Szkolenia rosyjskich samolotów wojskowych na Białorusi, zwłaszcza przenoszących pociski Kindżał, służą Rosji do precyzowania celów na Ukrainie - ocenił dowódca ukraińskich Sił Połączonych generał Serhij Najew. Tego dnia Dmytro Kułeba oświadczył, że Ukraina jest przygotowana na wszelkie ustalenia, jakie mogły zapaść na wczorajszym spotkaniu Władimira Putina i Alaksandra Łukaszenki.
17 grudnia na całym terytorium Ukrainy ogłoszono alarm powietrzny z powodu wylotu z lotniska w Maczuliszczach na Białorusi dwóch myśliwców MiG-31K. Mogą one, według Rosjan, przenosić rakiety Kindżał, których deklarowany zasięg to dwa tysiące kilometrów. Tego samego dnia z lotniska na Białorusi wystartował także samolot zwiadowczy A-50 oraz jeszcze dwa myśliwce. A-50 to maszyna wczesnego ostrzegania, służy między innymi do lokalizowania celów i rozpoznawania pozycji obrony przeciwlotniczej.

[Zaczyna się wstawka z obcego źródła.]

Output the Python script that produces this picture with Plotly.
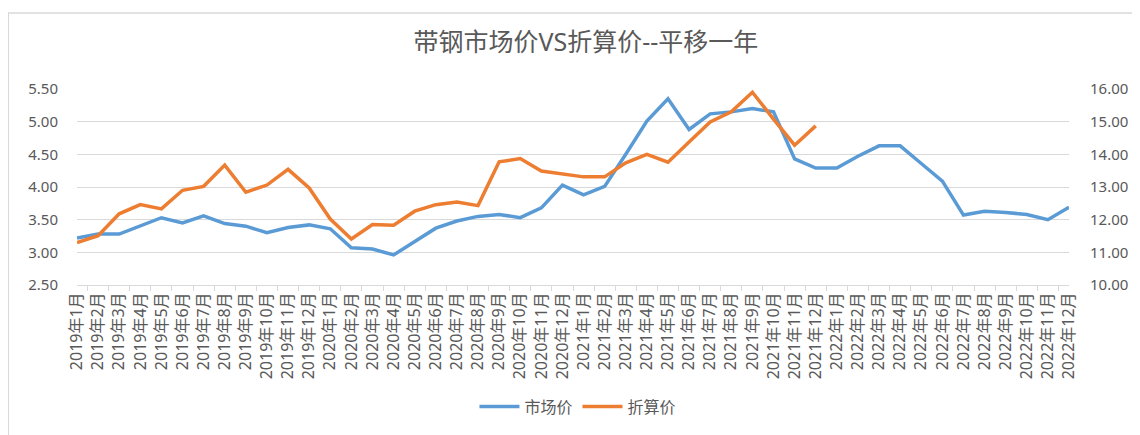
import plotly.graph_objects as go

# months 2019-01 .. 2022-12
months = [f"{y}年{m}月" for y in (2019, 2020, 2021, 2022) for m in range(1, 13)]

# 市场价 (left axis)
market_price = [
    3.22, 3.28, 3.28, 3.41, 3.53, 3.45, 3.56, 3.44, 3.40, 3.30, 3.38, 3.42,
    3.36, 3.07, 3.05, 2.96, 3.17, 3.37, 3.48, 3.55, 3.58, 3.53, 3.68, 4.03,
    3.88, 4.01, 4.50, 5.01, 5.35, 4.88, 5.12, 5.15, 5.20, 5.15, 4.43, 4.29,
    4.29, 4.47, 4.63, 4.63, 4.36, 4.09, 3.57, 3.63, 3.61, 3.58, 3.50, 3.69,
]

# 折算价 (right axis), only through 2021-12
converted_price = [
    11.30, 11.51, 12.18, 12.46, 12.33, 12.90, 13.02, 13.67, 12.84, 13.06, 13.54, 12.97,
    12.02, 11.41, 11.85, 11.83, 12.26, 12.46, 12.54, 12.43, 13.77, 13.87, 13.49, 13.40,
    13.31, 13.31, 13.74, 14.00, 13.76, 14.38, 14.99, 15.30, 15.90, 15.08, 14.28, 14.87,
] + [None] * 12

font_family = "'Noto Sans', 'Noto Sans CJK SC', sans-serif"
grey = '#595959'
grid = '#d9d9d9'

fig = go.Figure()
fig.add_trace(go.Scatter(
    x=months, y=market_price, name='市场价', mode='lines',
    line=dict(color='#5B9BD5', width=3.5),
))
fig.add_trace(go.Scatter(
    x=months, y=converted_price, name='折算价', mode='lines', yaxis='y2',
    line=dict(color='#ED7D31', width=3.5),
))

# page body adds an 8px offset, so the figure is 8px smaller each way
fig.update_layout(
    width=1132, height=427,
    margin=dict(l=69, r=67, t=81, b=150),
    paper_bgcolor='white', plot_bgcolor='white',
    font=dict(family=font_family, color=grey, size=15),
    title=dict(text='带钢市场价VS折算价--平移一年', x=0.513, xref='paper', xanchor='center',
               y=1 - 34 / 427, yref='container', yanchor='middle',
               font=dict(size=25, color=grey)),
    showlegend=True,
    legend=dict(orientation='h', x=0.505, xanchor='center', y=-0.62, yanchor='middle',
                font=dict(size=16, color=grey), itemwidth=40),
    xaxis=dict(
        type='category', tickangle=-90, showgrid=False,
        showline=True, linecolor=grid, linewidth=1,
        ticks='outside', tickson='boundaries', ticklen=5, tickcolor=grid,
        tickfont=dict(size=16, color=grey),
    ),
    yaxis=dict(
        range=[2.5, 5.5], dtick=0.5, tickformat='.2f',
        showgrid=True, gridcolor=grid, gridwidth=1, zeroline=False,
        ticklabelstandoff=18, tickfont=dict(size=15, color=grey),
    ),
    yaxis2=dict(
        range=[10, 16], dtick=1, tickformat='.2f', overlaying='y', side='right',
        showgrid=False, zeroline=False,
        ticklabelstandoff=20, tickfont=dict(size=15, color=grey),
    ),
    shapes=[dict(type='rect', xref='paper', yref='paper',
                 x0=-0.0693, x1=1.08, y0=-0.80, y1=1.388,
                 line=dict(color=grid, width=1.5), layer='below')],
)

fig.write_html("out.html")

Dowódca ukraińskich Sił Połączonych: szkolenia prowadzone są w jednym celu
We wtorek dowódca ukraińskich Sił Połączonych (armii i oddziałów ochotniczych) generał Serhij Najew - cytowany przez portal "Ukraińska Prawda" - ocenił, że "szkolenia prowadzone są w jednym celu: precyzowania celów na terytorium Ukrainy, które mają być obiektem uderzeń rakietowych". Dodał, że z takim zamiarem odbywają się nad Białorusią loty maszyn mogących przenosić pociski naddźwiękowe Kindżał.
Generał poinformował, że na Białorusi przebywa obecnie 2. dywizja zmotoryzowana 1. armii pancernej Rosji, a także oddziały wyposażone w zestawy rakietowe Iskander. Jest to wystarczający potencjał, aby stworzyć zagrożenie dla Ukrainy. - Uważnie śledzimy, jakie uzbrojenie jest przewożone z Rosji, prowadzimy odpowiednie analizy. Stopień zagrożenia wojennego wzrasta, ale podejmujemy odpowiednie środki - zapewnił generał Najew.

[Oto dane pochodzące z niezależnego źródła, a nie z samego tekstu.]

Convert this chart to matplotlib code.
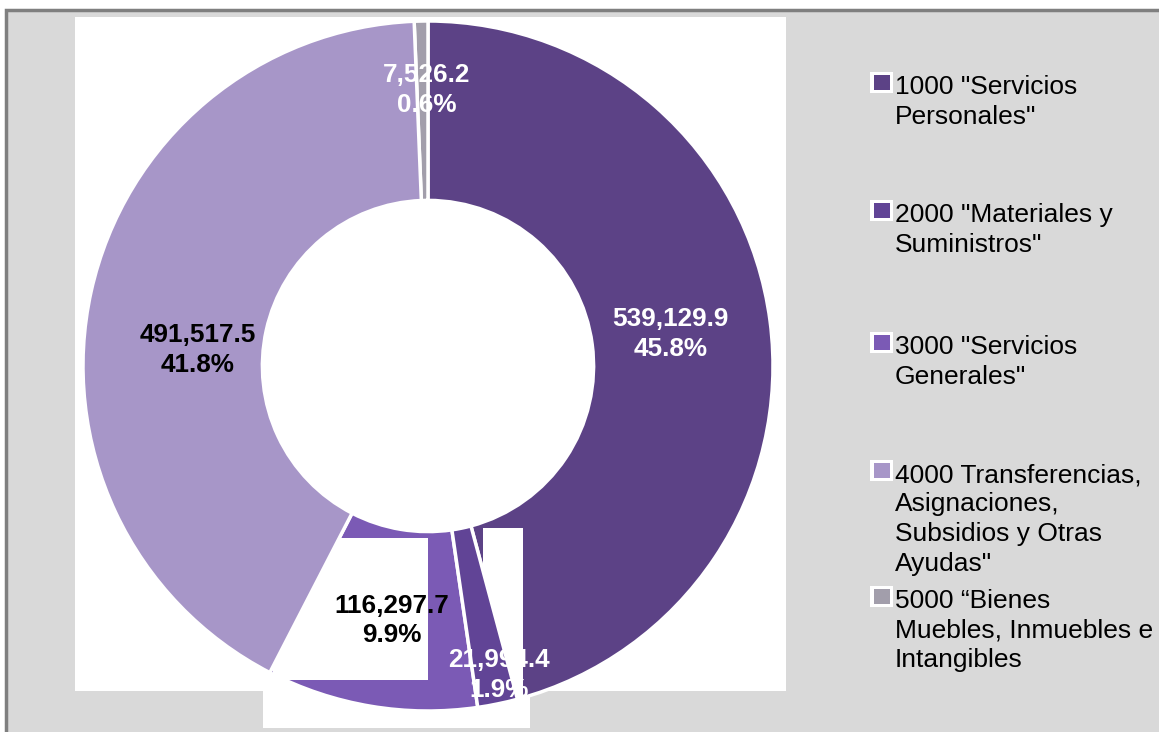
import numpy as np
import matplotlib
matplotlib.use("Agg")
import matplotlib.pyplot as plt
from matplotlib.patches import Rectangle

# data
categories = [
    '1000 "Servicios\nPersonales"',
    '2000 "Materiales y\nSuministros"',
    '3000 "Servicios\nGenerales"',
    '4000 Transferencias,\nAsignaciones,\nSubsidios y Otras\nAyudas"',
    '5000 \u201cBienes\nMuebles, Inmuebles e\nIntangibles',
]
values = [539129.9, 21994.4, 116297.7, 491517.5, 7526.2]

# styling / layout
COLORS = ["#5C4286", "#614496", "#7B5AB5", "#A796C8", "#A29EAB"]
LABEL_COLORS = ["white", "white", "black", "black", "white"]
LABEL_POLAR = [(0.71, 82.5), (0.92, 167), (0.745, 188), (0.67, 274), (0.80, 359.8)]
LEGEND_Y = [94, 222, 354, 482, 608]      # first-line baseline, px from top
LINE_PITCH = 29.5
W, H = 1159, 732
FONT = "Liberation Sans"


def fx(x):
    return x / W


def fy(y):
    return 1 - y / H


fig = plt.figure(figsize=(W / 100, H / 100), dpi=100)
fig.patch.set_facecolor("white")

# grey chart area with dark frame (left/top edges visible)
fig.add_artist(Rectangle((fx(6), -0.1), 1.0, fy(10) + 0.1, transform=fig.transFigure,
                         facecolor="#D9D9D9", edgecolor="#7F7F7F", lw=2.5, zorder=-2))
# white plot area + stray white label boxes at the bottom
for x0, y0, x1, y1 in [(75, 17, 786, 691), (263, 680, 490, 728), (490, 697, 530, 728)]:
    fig.add_artist(Rectangle((fx(x0), fy(y1)), fx(x1) - fx(x0), fy(y0) - fy(y1),
                             transform=fig.transFigure, facecolor="white",
                             edgecolor="none", zorder=-1))

ax = fig.add_axes([fx(83), fy(711), 690 / W, 690 / H])
ax.set_zorder(2)
ax.patch.set_alpha(0)
wedges, _ = ax.pie(values, colors=COLORS, startangle=90, counterclock=False,
                   radius=1.0,
                   wedgeprops=dict(width=0.52, edgecolor="white", linewidth=2.5))
ax.set_xlim(-1, 1); ax.set_ylim(-1, 1)
ax.set_aspect("equal"); ax.axis("off")


def to_data(x, y):
    return (x - 428) / 345, (366 - y) / 345


# stray white label boxes over the ring (Excel rendering leftovers)
for x0, y0, x1, y1 in [(483, 528, 523, 713), (273, 538, 428, 680)]:
    bx0, by0 = to_data(x0, y1)
    bx1, by1 = to_data(x1, y0)
    ax.add_patch(Rectangle((bx0, by0), bx1 - bx0, by1 - by0, facecolor="white",
                           edgecolor="none", zorder=2, clip_on=False))
wedges[1].set_zorder(3)
wedges[3].set_zorder(3)

total = sum(values)
for v, c, (r, a) in zip(values, LABEL_COLORS, LABEL_POLAR):
    th = np.deg2rad(a)
    ax.text(r * np.sin(th), r * np.cos(th), f"{v:,.1f}\n{v / total * 100:.1f}%",
            ha="center", va="center", color=c, fontsize=18.8, fontweight="bold",
            family=FONT, linespacing=1.3, zorder=5)

# legend drawn by hand to keep Excel's spacing
for name, col, y in zip(categories, COLORS, LEGEND_Y):
    fig.add_artist(Rectangle((fx(870), fy(y - 1)), 23 / W, 21 / H, transform=fig.transFigure,
                             facecolor="white", edgecolor="none", zorder=3))
    fig.add_artist(Rectangle((fx(873.5), fy(y - 4)), 16 / W, 15 / H, transform=fig.transFigure,
                             facecolor=col, edgecolor="none", zorder=4))
    for k, line in enumerate(name.split("\n")):
        fig.text(fx(895), fy(y + k * LINE_PITCH), line, ha="left", va="baseline",
                 fontsize=19, family=FONT, color="black")

fig.savefig("out.png", dpi=100)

Szef MSZ Ukrainy: jesteśmy gotowi na wszelkie scenariusze
Także we wtorek szef ukraińskiej dyplomacji Dmytro Kułeba - cytowany przez agencję Interfax Ukraina - oświadczył, że zgodnie z posiadanymi przez Ukrainę informacjami "nie podjęto na tym spotkaniu jakichś kluczowych decyzji".

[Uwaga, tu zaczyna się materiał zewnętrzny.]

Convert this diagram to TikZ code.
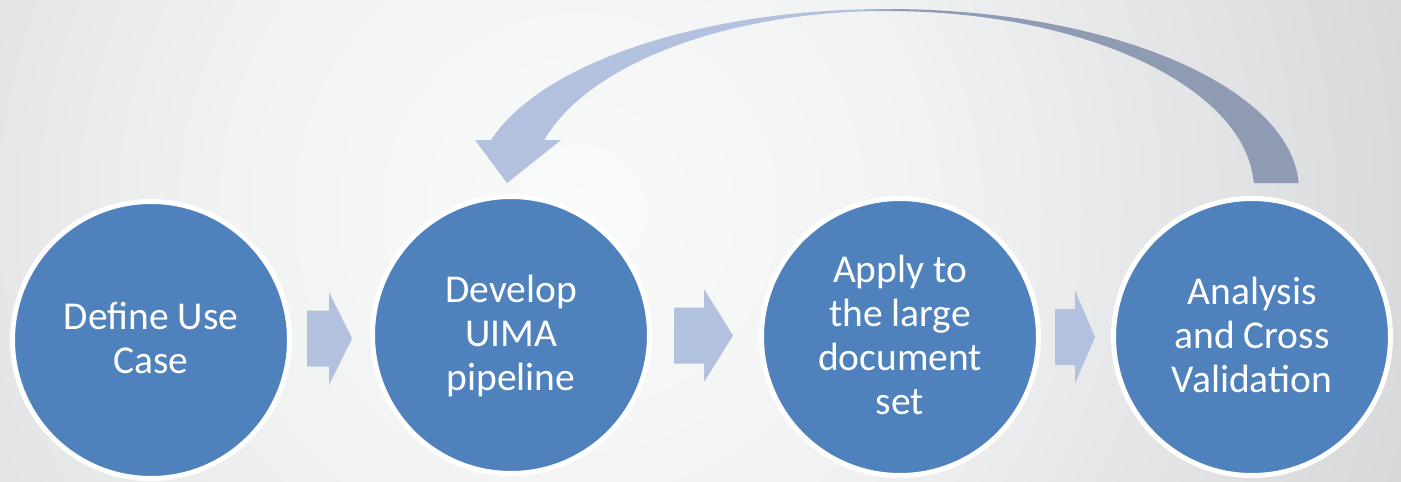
\documentclass[tikz,border=0pt]{standalone}
\usepackage{fontspec}
\setmainfont{Carlito}
\usetikzlibrary{calc}

\definecolor{circblue}{HTML}{4F81BD}
\definecolor{flowfill}{HTML}{B2C2DE}
\definecolor{looplight}{HTML}{B1C1DE}
\definecolor{loopdark}{HTML}{8E9BB3}
\definecolor{bgcore}{HTML}{F9FAFA}
\definecolor{bgmid}{HTML}{F1F2F2}
\definecolor{bgsoft}{HTML}{E6E7E8}
\definecolor{bgedge}{HTML}{D5D7D9}

% soft light spot for the backdrop (25bp = edge of the shaded circle)
\pgfdeclareradialshading{bgglow}{\pgfpoint{0bp}{0bp}}{color(0bp)=(bgcore); color(10bp)=(bgmid); color(16.25bp)=(bgsoft); color(25bp)=(bgedge); color(50bp)=(bgedge)}
% light left half, darker right half of the return arrow
\pgfdeclarehorizontalshading{loopshade}{100bp}{color(0bp)=(looplight); color(48.4bp)=(looplight); color(50.8bp)=(loopdark); color(100bp)=(loopdark)}

% equal line boxes so the text blocks centre like slide text
\newcommand\linestrut{\rule[-11pt]{0pt}{44pt}}

\begin{document}
\begin{tikzpicture}[x=1pt,y=-1pt,
  stage/.style={circle, fill=circblue, draw=white, line width=5pt,
    minimum size=277pt, inner sep=0pt, text=white, align=center,
    font=\fontsize{39.5}{44}\selectfont},
  pics/blockarrow/.style 2 args={code={
    \fill[flowfill] (0,-28) -- ({#1-#2},-28) -- ({#1-#2},-46.5) -- (#1,0)
      -- ({#1-#2},46.5) -- ({#1-#2},28) -- (0,28) -- cycle;}}]

\useasboundingbox (0,0) rectangle (1401,482);

% backdrop
\begin{scope}
  \clip (0,0) rectangle (1401,482);
  \fill[bgedge] (0,0) rectangle (1401,482);
  \shade[shading=bgglow] (580,210) circle[radius=880];
\end{scope}

% process stages
\node[stage] (s1) at (151,340) {\linestrut Define Use\\\linestrut Case};
\node[stage] (s2) at (511,335) {\linestrut Develop\\\linestrut UIMA\\\linestrut pipeline};
\node[stage] (s3) at (900,337) {\linestrut Apply to\\\linestrut the large\\\linestrut document\\\linestrut set};
\node[stage] (s4) at (1252,337) {\linestrut Analysis\\\linestrut and Cross\\\linestrut Validation};

% block arrows between the stages
\pic at (307,338.5) {blockarrow={45}{23}};
\pic at (674,335.5) {blockarrow={59}{29}};
\pic at (1055,337) {blockarrow={40}{20}};

% return arrow from the last stage back to the pipeline
\coordinate (loopc) at (887,190);
\shade[shading=loopshade]
  ($(loopc)+(-2.2:412 and 181)$)
    arc[start angle=-2.2, end angle=-164, x radius=412, y radius=181]
  -- (475,140) -- (507,183) -- (561,140)
  -- ($(loopc)+(-163.8:357 and 179)$)
    arc[start angle=-163.8, end angle=-90, x radius=357, y radius=179]
    arc[start angle=-90, end angle=-2.24, x radius=367, y radius=179]
  -- cycle;

\end{tikzpicture}
\end{document}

- Jesteśmy gotowi na wszelkie scenariusze. Cokolwiek by między sobą nie ustalili, Ukraina jest na to przygotowana - zaznaczył.
Zdaniem szefa ukraińskiej dyplomacji "Putin nadal próbuje skłonić Łukaszenkę do maksymalnego wspierania działań rosyjskich sił zbrojnych". Można uznać - ocenił Kułeba - że "wiele obiektów infrastruktury wojskowej Białorusi jest pod kontrolą Federacji Rosyjskiej, a wojskowi białoruscy zostali faktycznie odsunięci od wywierania wpływu na te procesy".
Minister powiedział również, że prawdopodobnie planowane jest kolejne spotkanie Putina i Łukaszenki.